Ma oltre agli operatori dell’informazione sono in carcere decine di migliaia di persone sospettate di aver avuto contatti o di aver supportato i golpisti.

Quasi 50 mila tra militari, magistrati, accademici, insegnanti, avvocati e attivisti sono attualmente in carcere e più di 100mila sono in attesa di giudizio.

Tanti anche i politici imprigionati, tra cui Selahattin Demirtas”, leader e candidato del Partito democratico del Popolo alle elezioni presidenziali che si svolgeranno il 24 giugno. Per lui sei capigruppo dei partiti o coalizioni dell’Assemblea parlamentare del Consiglio d’Europa hanno chiesto alle autorità turche di rilasciarlo immediatamente. Questo è il secondo appello  lanciato per la liberazione di Demirtas, in detenzione preventiva dal novembre 2016, dopo che gli è stata tolta l’immunità parlamentare, che secondo l’opinione della commissione di Venezia, espressa nell’ottobre 2016, andava ripristinata”. Il primo appello era diretto a tutti i parlamentari europei affinché chiedessero a Ankara di liberare il candidato. “Ci sono sei candidati alle elezioni presidenziali, ma uno di loro, Selahattin Demirtas, non è in grado di partecipare alla campagna elettorale. Questo disequilibrio di opportunità è contrario al principio di libere elezioni sottoscritto dalla Turchia in quanto stato membro del Consiglio d’Europa, è il rilievo mosso dagli esponenti politici della Apce. Ora, a pochi giorni dal voto, che verrà monitorato da una delegazione dell’organo di Strasburgo, i presidenti dei gruppi hanno rinnovato la richiesta di rilascio del candidato pro-curdo “in modo che abbia almeno la possibilità di partecipare agli ultimi giorni della campagna elettorale”.

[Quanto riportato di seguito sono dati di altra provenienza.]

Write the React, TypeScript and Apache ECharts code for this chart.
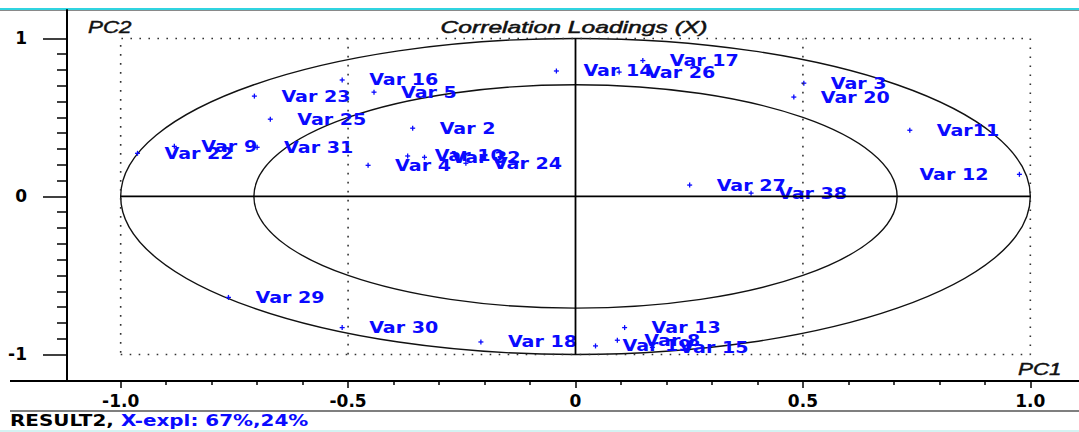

Voto che non appare più tanto scontato. I sondaggi danno in calo il consenso per Erdogan che appare sempre più nervoso nelle apparizioni pubbliche. Ma resta comunque favorito. Ora più che mai l’attenzione della comunità internazionale deve essere costante. Si tratta di un voto storico che condizionerà, nel bene o nel male, il futuro del Paese, mai così incerto.